EU moves to reduce costs of cross-border payments in euro

Written by on March 4, 2019 in Europe - Comments Off on EU moves to reduce costs of cross-border payments in euro

The Council of the European Union said on March 4 that it had adopted a regulation on aligning the costs of cross-border payments in euro between euro and non-euro countries and increasing the transparency of charges related to currency conversion services across the EU.

“Paying or withdrawing money in euro anywhere in the EU will soon cost the same as at home,” the statement said.

Since 2002, the same charges have applied to cross-border and national payments in euro within the euro area, while cross-border payments in euro from non-euro countries are subject to high fees.

The reform will align the charges for cross-border payments in euro for services such as credit transfers, card payments or cash withdrawals with the charges for corresponding national payments of the same value in the national currency of the EU country where the payment service provider of the payment service user is located.

“This measure will extend the benefits of cheap cross-border euro transfers to an additional 150 million non-euro area consumers, and a potential extra 2.5 billion transactions per year,” the statement said.

In addition, further transparency requirements will be introduced on charges for currency conversion services.

When consumers make card payments or withdraw cash abroad, they can choose whether to pay in the local currency or their home currency.

According to the new rules, consumers will be informed of applicable charges before making their choice.

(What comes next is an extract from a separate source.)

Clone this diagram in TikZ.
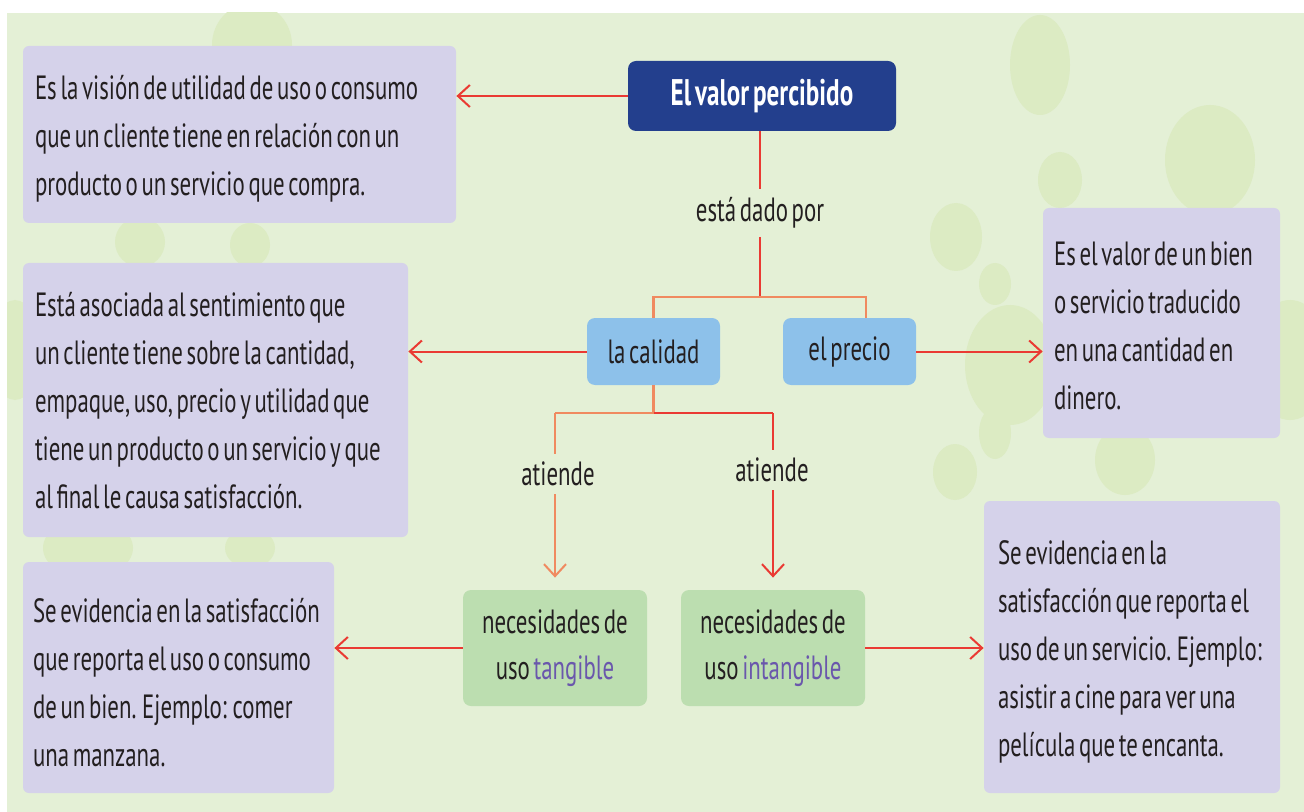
\documentclass[tikz,border=0pt]{standalone}
\usepackage{fontspec}
\setmainfont{PT Sans}[FakeStretch=0.68, WordSpace=0.6]
\usetikzlibrary{arrows.meta}
\definecolor{bgc}{HTML}{E4F0D6}
\definecolor{dotc}{HTML}{DCEBC3}
\definecolor{lav}{HTML}{D5D2EA}
\definecolor{navy}{HTML}{233F8D}
\definecolor{lblue}{HTML}{8DC1EA}
\definecolor{lgreen}{HTML}{BCDEB0}
\definecolor{lnred}{HTML}{EA3A33}
\definecolor{lnorange}{HTML}{F08A60}
\definecolor{purp}{HTML}{6A57AC}
\definecolor{ink}{HTML}{231F20}
\tikzset{
  every node/.style={text=ink},
  descbox/.style={fill=lav, rounded corners=3pt, inner sep=0pt},
  desctext/.style={anchor=west, align=left, inner sep=0pt, font=\fontsize{16.8}{24}\selectfont},
  pill/.style={fill=lblue, rounded corners=4pt, inner sep=0pt, font=\fontsize{16.8}{24}\selectfont},
  need/.style={fill=lgreen, rounded corners=4pt, inner sep=0pt, align=center, font=\fontsize{16.8}{23}\selectfont},
  lbl/.style={inner xsep=2pt, inner ysep=4pt, font=\fontsize{16.8}{24}\selectfont},
  arr/.style={draw=lnred, line width=1pt, -{Straight Barb[length=6pt,width=11pt,line width=1pt]}},
  ln/.style={draw=lnred, line width=1pt},
  lno/.style={draw=lnorange, line width=1.2pt},
  dot/.style={fill=dotc}
}
\begin{document}
\begin{tikzpicture}[x=0.5pt,y=-0.5pt]
\useasboundingbox (0,0) rectangle (1304,812);
\fill[bgc] (7,13) rectangle (1304,812);
% decorative background circles
\begin{scope}
\clip (7,13) rectangle (1304,812);
\fill[dot] (252,45) ellipse [x radius=40, y radius=42];
\fill[dot] (1040,65) ellipse [x radius=30, y radius=50];
\fill[dot] (1210,160) ellipse [x radius=45, y radius=55];
\fill[dot] (1060,180) ellipse [x radius=22, y radius=28];
\fill[dot] (956,237) ellipse [x radius=26, y radius=34];
\fill[dot] (995,284) ellipse [x radius=16, y radius=21];
\fill[dot] (1290,360) ellipse [x radius=40, y radius=60];
\fill[dot] (1010,365) ellipse [x radius=45, y radius=60];
\fill[dot] (995,433) ellipse [x radius=16, y radius=26];
\fill[dot] (15,350) ellipse [x radius=25, y radius=50];
\fill[dot] (88,548) ellipse [x radius=45, y radius=30];
\fill[dot] (250,548) ellipse [x radius=25, y radius=20];
\fill[dot] (140,242) ellipse [x radius=25, y radius=25];
\fill[dot] (250,245) ellipse [x radius=20, y radius=22];
\fill[dot] (1125,460) ellipse [x radius=30, y radius=35];
\fill[dot] (955,472) ellipse [x radius=22, y radius=28];
\end{scope}

% main nodes
\node[fill=navy, rounded corners=4pt, inner sep=0pt, minimum width=134pt, minimum height=35pt,
  text=white, font=\fontsize{18.5}{24}\selectfont\bfseries] (title) at (762,96) {El valor percibido};

\node[pill, minimum width=66.5pt, minimum height=33.5pt] (calidad) at (653.5,351.5) {la calidad};
\node[pill, minimum width=66.5pt, minimum height=33.5pt] (precio) at (849.5,351.5) {el precio};

\node[need, minimum width=92pt, minimum height=58pt] (tang) at (555,648)
 {necesidades de\\ uso \textcolor{purp}{tangible}};
\node[need, minimum width=92pt, minimum height=58pt] (intang) at (773,648)
 {necesidades de\\ uso \textcolor{purp}{intangible}};

% description boxes
\node[descbox, minimum width=216.5pt, minimum height=88.5pt] (boxA) at (239.5,134.5) {};
\node[desctext] (tA) at ([xshift=6pt,yshift=-2pt]boxA.west)
 {Es la visión de utilidad de uso o consumo\\ que un cliente tiene en relación con un\\ producto o un servicio que compra.};

\node[descbox, minimum width=192.5pt, minimum height=137pt] (boxB) at (215.5,400) {};
\node[desctext] (tB) at ([xshift=6pt,yshift=-0.5pt]boxB.west)
 {Está asociada al sentimiento que\\ un cliente tiene sobre la cantidad,\\ empaque, uso, precio y utilidad que\\ tiene un producto o un servicio y que\\ al final le causa satisfacción.};

\node[descbox, minimum width=118.5pt, minimum height=115pt] (boxC) at (1161.5,323) {};
\node[desctext] (tC) at ([xshift=5.5pt,yshift=-1.5pt]boxC.west)
 {Es el valor de un bien\\ o servicio traducido\\ en una cantidad en\\ dinero.};

\node[descbox, minimum width=155.5pt, minimum height=115.5pt] (boxD) at (178.5,677.5) {};
\node[desctext] (tD) at ([xshift=5pt,yshift=-2.5pt]boxD.west)
 {Se evidencia en la satisfacción\\ que reporta el uso o consumo\\ de un bien. Ejemplo: comer\\ una manzana.};

\node[descbox, minimum width=148pt, minimum height=146pt] (boxE) at (1132,647) {};
\node[desctext] (tE) at ([xshift=7pt,yshift=-2.5pt]boxE.west)
 {Se evidencia en la\\ satisfacción que reporta el\\ uso de un servicio. Ejemplo:\\ asistir a cine para ver una\\ película que te encanta.};

% labels
\node[lbl] (dado) at (760,213) {está dado por};
\node[lbl] (at1) at (558,474) {atiende};
\node[lbl] (at2) at (772,470) {atiende};

% fork points
\coordinate (f1) at (760,297);
\coordinate (f1r) at (866,297);
\coordinate (f2) at (653.5,413);

% connectors
\draw[arr] (title.west) -- (title.west -| boxA.east);
\draw[ln] (title.south -| dado.north) -- (dado.north);
\draw[ln] (dado.south) -- (f1);
\draw[lno] (calidad.north) |- (f1r) -- (f1r |- precio.north);

\draw[arr] (calidad.west) -- (calidad.west -| boxB.east);
\draw[arr] (precio.east) -- (precio.east -| boxC.west);

\draw[lno] (calidad.south) -- (f2);
\draw[lno] (tang.north |- f2) -- (f2);
\draw[ln] (f2) -- (intang.north |- f2);
\draw[lno] (tang.north |- f2) -- (at1.north -| tang.north);
\draw[ln] (intang.north |- f2) -- (at2.north -| intang.north);
\draw[arr, draw=lnorange, shorten >=6pt] (at1.south -| tang.north) -- (tang.north);
\draw[arr, shorten >=6pt] (at2.south -| intang.north) -- (intang.north);

\draw[arr] (tang.west) -- (tang.west -| boxD.east);
\draw[arr] (intang.east) -- (intang.east -| boxE.west);
\end{tikzpicture}
\end{document}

This will be achieved by introducing an obligation to disclose the charges applied as a percentage mark-up of all currency conversion charges over the latest available exchange rate of the European Central Bank.

“This new level of transparency is intended to raise consumers’ awareness, thereby enhancing competition between different currency conversion services providers,” the statement said.

Most of the provisions will become applicable as of December 15 2019.